--- GIVEN MATERIAL ---
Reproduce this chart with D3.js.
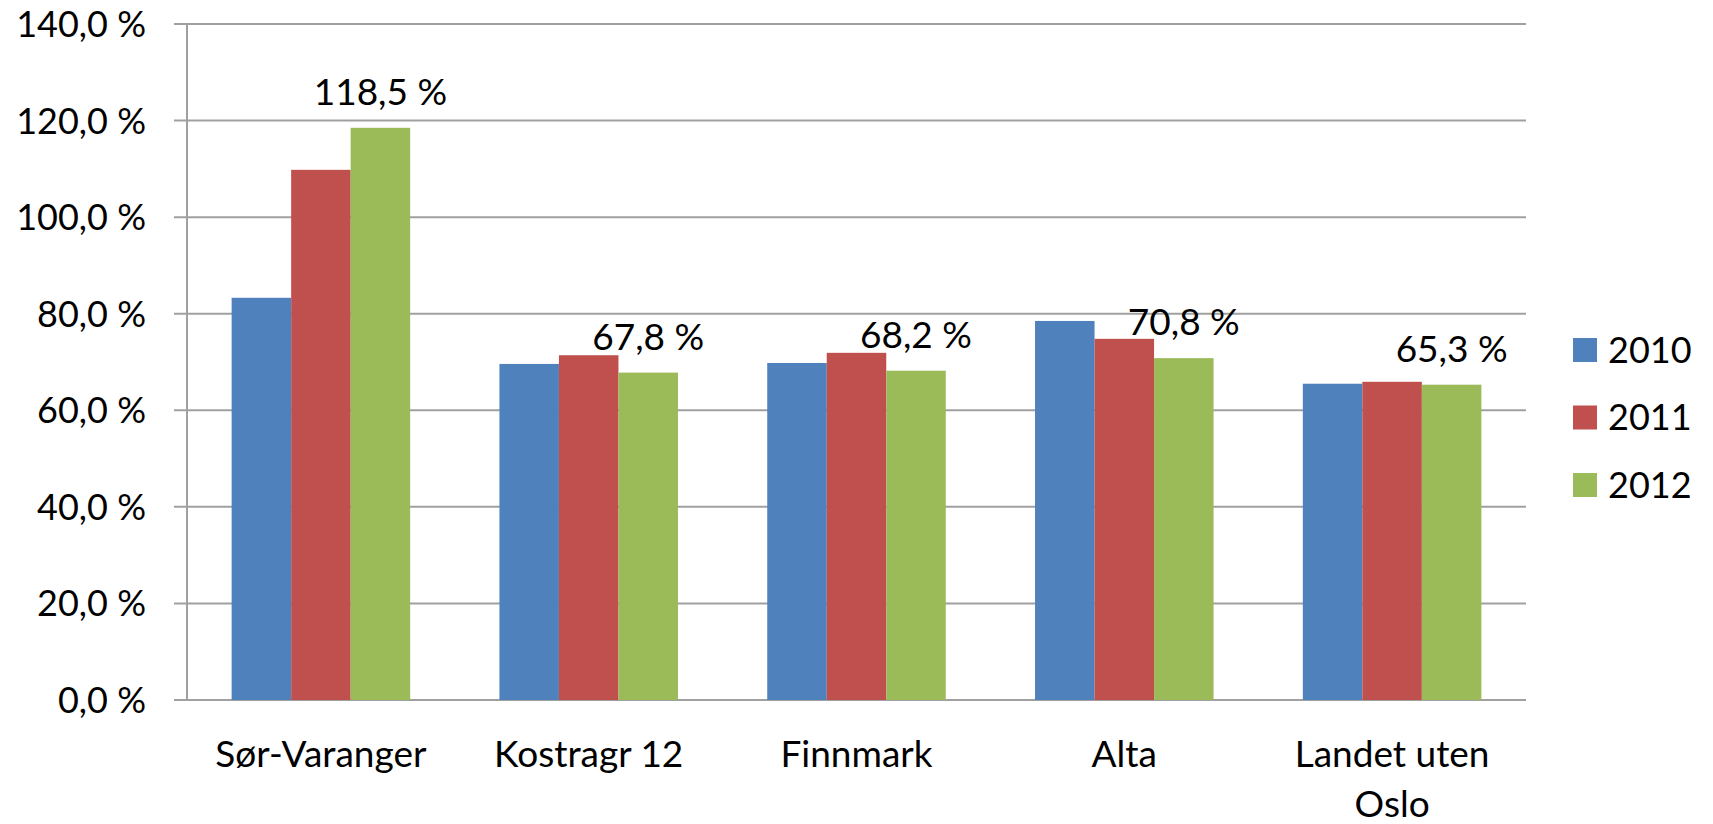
<!DOCTYPE html>
<html>
<head>
<meta charset="utf-8">
<script src="https://cdn.jsdelivr.net/npm/d3@7"></script>
<style>
html,body{margin:0;padding:0;background:#fff;}
svg{display:block;}
text{font-family:Lato, "Open Sans", sans-serif;fill:#000;}
</style>
</head>
<body>
<script>
const categories = ["Sør-Varanger", "Kostragr 12", "Finnmark", "Alta", "Landet uten Oslo"];
const seriesNames = ["2010", "2011", "2012"];
const values2010 = [83.3, 69.6, 69.8, 78.5, 65.5];
const values2011 = [109.8, 71.4, 71.9, 74.8, 65.9];
const values2012 = [118.5, 67.8, 68.2, 70.8, 65.3];
const yTicks = [0, 20, 40, 60, 80, 100, 120, 140];
const colors = ["#4F81BD", "#C0504D", "#9BBB59"];

const W = 1713, H = 824;
const svg = d3.select("body").append("svg").attr("width", W).attr("height", H);

const plotLeft = 187, plotRight = 1526, plotTop = 24, plotBottom = 700;
const fs = 36, fsCat = 37;

const x = d3.scaleBand().domain(categories).range([plotLeft, plotRight])
  .paddingInner(1/3).paddingOuter(1/6);
const xs = d3.scaleBand().domain(seriesNames).range([0, x.bandwidth()]).padding(0);
const y = d3.scaleLinear().domain([0, 140]).range([plotBottom, plotTop]);

const fmt = v => d3.format(".1f")(v).replace(".", ",") + " %";

// gridlines
svg.append("g").selectAll("line").data(yTicks).join("line")
  .attr("x1", plotLeft - 13).attr("x2", plotRight)
  .attr("y1", d => y(d)).attr("y2", d => y(d))
  .attr("stroke", "#a0a0a0").attr("stroke-width", 2);

// y axis line
svg.append("line").attr("x1", plotLeft).attr("x2", plotLeft)
  .attr("y1", plotTop).attr("y2", plotBottom)
  .attr("stroke", "#a0a0a0").attr("stroke-width", 2);

// y tick labels
svg.append("g").selectAll("text").data(yTicks).join("text")
  .attr("x", 146).attr("y", d => y(d)).attr("dy", "0.36em")
  .attr("text-anchor", "end").attr("font-size", fs)
  .text(d => fmt(d));

const seriesData = [values2010, values2011, values2012];
seriesData.forEach((vals, si) => {
  svg.append("g").selectAll("rect").data(categories).join("rect")
    .attr("x", (c) => x(c) + xs(seriesNames[si]))
    .attr("width", xs.bandwidth())
    .attr("y", (c, i) => y(vals[i]))
    .attr("height", (c, i) => y(0) - y(vals[i]))
    .attr("fill", colors[si]);
});

// data labels for 2012
svg.append("g").selectAll("text").data(categories).join("text")
  .attr("x", c => x(c) + xs("2012") + xs.bandwidth() / 2)
  .attr("y", (c, i) => y(values2012[i]) - 23)
  .attr("text-anchor", "middle").attr("font-size", fsCat)
  .text((c, i) => fmt(values2012[i]));

// category labels
const catLines = {"Landet uten Oslo": ["Landet uten", "Oslo"]};
categories.forEach(c => {
  const lines = catLines[c] || [c];
  const t = svg.append("text").attr("text-anchor", "middle").attr("font-size", fsCat);
  lines.forEach((ln, k) => {
    t.append("tspan").attr("x", x(c) + x.bandwidth() / 2)
      .attr("y", 767 + k * 50).text(ln);
  });
});

// legend
const lg = svg.append("g");
seriesNames.forEach((s, i) => {
  const cy = 350 + i * 67.5;
  lg.append("rect").attr("x", 1573).attr("y", cy - 12).attr("width", 24).attr("height", 24)
    .attr("fill", colors[i]);
  lg.append("text").attr("x", 1608).attr("y", cy).attr("dy", "0.36em")
    .attr("font-size", fs).text(s);
});
</script>
</body>
</html>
---
EXERCISE INSTRUCTIONS ▸ Go through the listing above and write it all out exactly, leaving out any picture.

ANSWER TO THIS TASK ▸
Reproduce this chart with D3.js.
<!DOCTYPE html>
<html>
<head>
<meta charset="utf-8">
<script src="https://cdn.jsdelivr.net/npm/d3@7"></script>
<style>
html,body{margin:0;padding:0;background:#fff;}
svg{display:block;}
text{font-family:Lato, "Open Sans", sans-serif;fill:#000;}
</style>
</head>
<body>
<script>
const categories = ["Sør-Varanger", "Kostragr 12", "Finnmark", "Alta", "Landet uten Oslo"];
const seriesNames = ["2010", "2011", "2012"];
const values2010 = [83.3, 69.6, 69.8, 78.5, 65.5];
const values2011 = [109.8, 71.4, 71.9, 74.8, 65.9];
const values2012 = [118.5, 67.8, 68.2, 70.8, 65.3];
const yTicks = [0, 20, 40, 60, 80, 100, 120, 140];
const colors = ["#4F81BD", "#C0504D", "#9BBB59"];

const W = 1713, H = 824;
const svg = d3.select("body").append("svg").attr("width", W).attr("height", H);

const plotLeft = 187, plotRight = 1526, plotTop = 24, plotBottom = 700;
const fs = 36, fsCat = 37;

const x = d3.scaleBand().domain(categories).range([plotLeft, plotRight])
  .paddingInner(1/3).paddingOuter(1/6);
const xs = d3.scaleBand().domain(seriesNames).range([0, x.bandwidth()]).padding(0);
const y = d3.scaleLinear().domain([0, 140]).range([plotBottom, plotTop]);

const fmt = v => d3.format(".1f")(v).replace(".", ",") + " %";

// gridlines
svg.append("g").selectAll("line").data(yTicks).join("line")
  .attr("x1", plotLeft - 13).attr("x2", plotRight)
  .attr("y1", d => y(d)).attr("y2", d => y(d))
  .attr("stroke", "#a0a0a0").attr("stroke-width", 2);

// y axis line
svg.append("line").attr("x1", plotLeft).attr("x2", plotLeft)
  .attr("y1", plotTop).attr("y2", plotBottom)
  .attr("stroke", "#a0a0a0").attr("stroke-width", 2);

// y tick labels
svg.append("g").selectAll("text").data(yTicks).join("text")
  .attr("x", 146).attr("y", d => y(d)).attr("dy", "0.36em")
  .attr("text-anchor", "end").attr("font-size", fs)
  .text(d => fmt(d));

const seriesData = [values2010, values2011, values2012];
seriesData.forEach((vals, si) => {
  svg.append("g").selectAll("rect").data(categories).join("rect")
    .attr("x", (c) => x(c) + xs(seriesNames[si]))
    .attr("width", xs.bandwidth())
    .attr("y", (c, i) => y(vals[i]))
    .attr("height", (c, i) => y(0) - y(vals[i]))
    .attr("fill", colors[si]);
});

// data labels for 2012
svg.append("g").selectAll("text").data(categories).join("text")
  .attr("x", c => x(c) + xs("2012") + xs.bandwidth() / 2)
  .attr("y", (c, i) => y(values2012[i]) - 23)
  .attr("text-anchor", "middle").attr("font-size", fsCat)
  .text((c, i) => fmt(values2012[i]));

// category labels
const catLines = {"Landet uten Oslo": ["Landet uten", "Oslo"]};
categories.forEach(c => {
  const lines = catLines[c] || [c];
  const t = svg.append("text").attr("text-anchor", "middle").attr("font-size", fsCat);
  lines.forEach((ln, k) => {
    t.append("tspan").attr("x", x(c) + x.bandwidth() / 2)
      .attr("y", 767 + k * 50).text(ln);
  });
});

// legend
const lg = svg.append("g");
seriesNames.forEach((s, i) => {
  const cy = 350 + i * 67.5;
  lg.append("rect").attr("x", 1573).attr("y", cy - 12).attr("width", 24).attr("height", 24)
    .attr("fill", colors[i]);
  lg.append("text").attr("x", 1608).attr("y", cy).attr("dy", "0.36em")
    .attr("font-size", fs).text(s);
});
</script>
</body>
</html>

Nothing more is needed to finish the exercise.